## WHAT THIS TASK INVOLVES
Reproduce, character for character, the lines below from the first through the one with "35000, 40000, 50000, 60000, 70000, 80000, 90000, 100000]". Leave pictures out.

• • •

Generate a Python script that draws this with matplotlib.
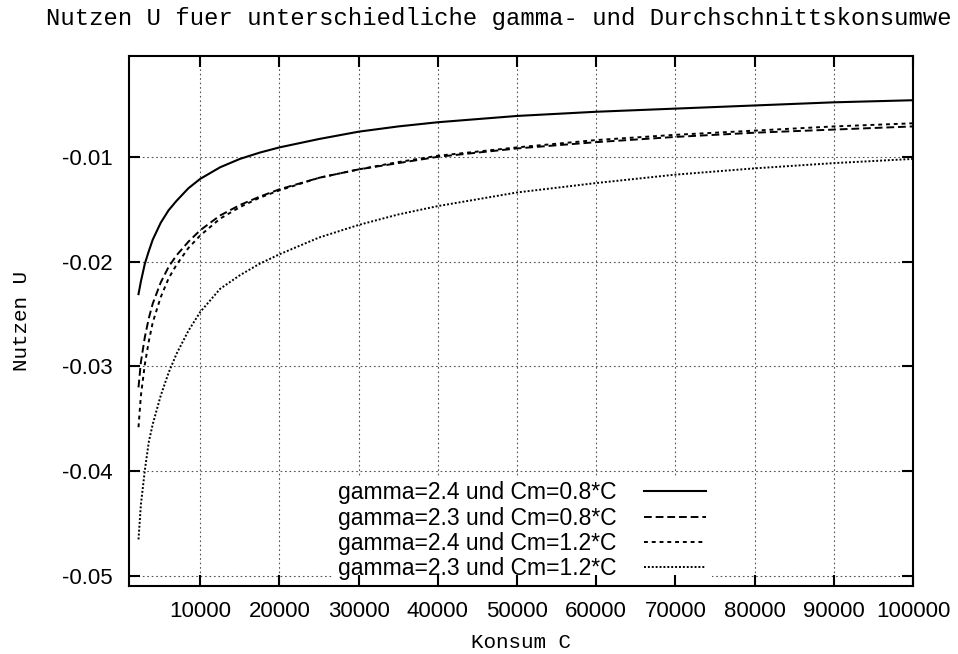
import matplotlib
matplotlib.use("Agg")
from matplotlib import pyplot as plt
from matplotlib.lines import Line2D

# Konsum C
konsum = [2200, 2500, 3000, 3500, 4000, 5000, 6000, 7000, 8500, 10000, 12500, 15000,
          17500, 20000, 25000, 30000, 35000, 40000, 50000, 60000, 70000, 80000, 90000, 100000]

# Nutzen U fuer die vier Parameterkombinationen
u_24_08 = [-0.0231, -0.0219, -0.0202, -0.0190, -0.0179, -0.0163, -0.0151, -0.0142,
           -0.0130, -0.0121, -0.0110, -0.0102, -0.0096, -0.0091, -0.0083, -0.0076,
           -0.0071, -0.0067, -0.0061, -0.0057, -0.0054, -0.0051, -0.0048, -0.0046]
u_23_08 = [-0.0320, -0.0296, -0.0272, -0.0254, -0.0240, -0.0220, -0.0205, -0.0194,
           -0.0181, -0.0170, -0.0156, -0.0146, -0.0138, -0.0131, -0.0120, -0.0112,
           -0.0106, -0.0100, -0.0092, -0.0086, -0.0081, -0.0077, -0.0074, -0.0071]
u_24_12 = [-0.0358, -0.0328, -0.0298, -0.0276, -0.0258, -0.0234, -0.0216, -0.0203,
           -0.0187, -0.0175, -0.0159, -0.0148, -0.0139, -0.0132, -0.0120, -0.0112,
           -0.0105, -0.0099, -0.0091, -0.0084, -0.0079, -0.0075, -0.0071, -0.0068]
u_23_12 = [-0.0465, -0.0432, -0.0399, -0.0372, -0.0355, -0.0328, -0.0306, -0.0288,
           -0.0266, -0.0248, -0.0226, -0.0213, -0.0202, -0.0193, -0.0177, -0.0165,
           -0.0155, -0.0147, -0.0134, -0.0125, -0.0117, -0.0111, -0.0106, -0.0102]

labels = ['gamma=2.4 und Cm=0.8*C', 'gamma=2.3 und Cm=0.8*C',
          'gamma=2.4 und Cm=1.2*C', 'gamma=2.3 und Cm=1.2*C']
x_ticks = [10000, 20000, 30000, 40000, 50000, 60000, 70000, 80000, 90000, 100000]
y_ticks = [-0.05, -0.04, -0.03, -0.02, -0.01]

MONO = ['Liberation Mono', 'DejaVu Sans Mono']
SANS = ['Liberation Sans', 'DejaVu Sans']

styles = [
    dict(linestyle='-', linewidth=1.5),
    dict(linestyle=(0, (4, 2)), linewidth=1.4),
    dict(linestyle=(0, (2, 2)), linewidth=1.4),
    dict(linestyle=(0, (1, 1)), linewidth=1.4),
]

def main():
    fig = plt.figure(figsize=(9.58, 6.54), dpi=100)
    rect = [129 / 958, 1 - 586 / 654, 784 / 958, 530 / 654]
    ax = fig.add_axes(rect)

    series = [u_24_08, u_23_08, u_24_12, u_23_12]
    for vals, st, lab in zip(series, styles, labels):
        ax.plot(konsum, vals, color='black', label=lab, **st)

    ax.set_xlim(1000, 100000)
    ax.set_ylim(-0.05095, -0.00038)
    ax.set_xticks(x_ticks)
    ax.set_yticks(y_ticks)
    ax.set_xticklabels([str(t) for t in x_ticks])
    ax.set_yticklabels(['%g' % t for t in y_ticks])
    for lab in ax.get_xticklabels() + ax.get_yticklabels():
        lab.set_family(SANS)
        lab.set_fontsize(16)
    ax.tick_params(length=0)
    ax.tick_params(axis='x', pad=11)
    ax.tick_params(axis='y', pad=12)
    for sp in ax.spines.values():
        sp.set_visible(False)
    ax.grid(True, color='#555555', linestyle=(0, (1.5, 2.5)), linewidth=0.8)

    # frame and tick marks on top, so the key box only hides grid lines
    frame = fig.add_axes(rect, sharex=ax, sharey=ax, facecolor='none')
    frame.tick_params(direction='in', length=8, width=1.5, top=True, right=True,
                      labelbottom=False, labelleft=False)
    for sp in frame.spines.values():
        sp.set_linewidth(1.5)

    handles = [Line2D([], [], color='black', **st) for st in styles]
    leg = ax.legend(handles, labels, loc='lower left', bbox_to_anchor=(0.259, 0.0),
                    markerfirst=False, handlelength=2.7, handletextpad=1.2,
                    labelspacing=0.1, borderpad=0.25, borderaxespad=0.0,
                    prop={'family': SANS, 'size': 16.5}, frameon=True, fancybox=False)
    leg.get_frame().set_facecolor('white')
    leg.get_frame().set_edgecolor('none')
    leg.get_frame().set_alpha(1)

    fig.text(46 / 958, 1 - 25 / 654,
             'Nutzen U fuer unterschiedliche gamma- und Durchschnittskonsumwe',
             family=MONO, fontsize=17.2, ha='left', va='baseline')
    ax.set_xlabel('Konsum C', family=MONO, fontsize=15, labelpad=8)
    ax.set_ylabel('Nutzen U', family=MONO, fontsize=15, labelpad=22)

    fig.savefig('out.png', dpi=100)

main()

• • •

## FINISHED TASK
Generate a Python script that draws this with matplotlib.
import matplotlib
matplotlib.use("Agg")
from matplotlib import pyplot as plt
from matplotlib.lines import Line2D

# Konsum C
konsum = [2200, 2500, 3000, 3500, 4000, 5000, 6000, 7000, 8500, 10000, 12500, 15000,
          17500, 20000, 25000, 30000, 35000, 40000, 50000, 60000, 70000, 80000, 90000, 100000]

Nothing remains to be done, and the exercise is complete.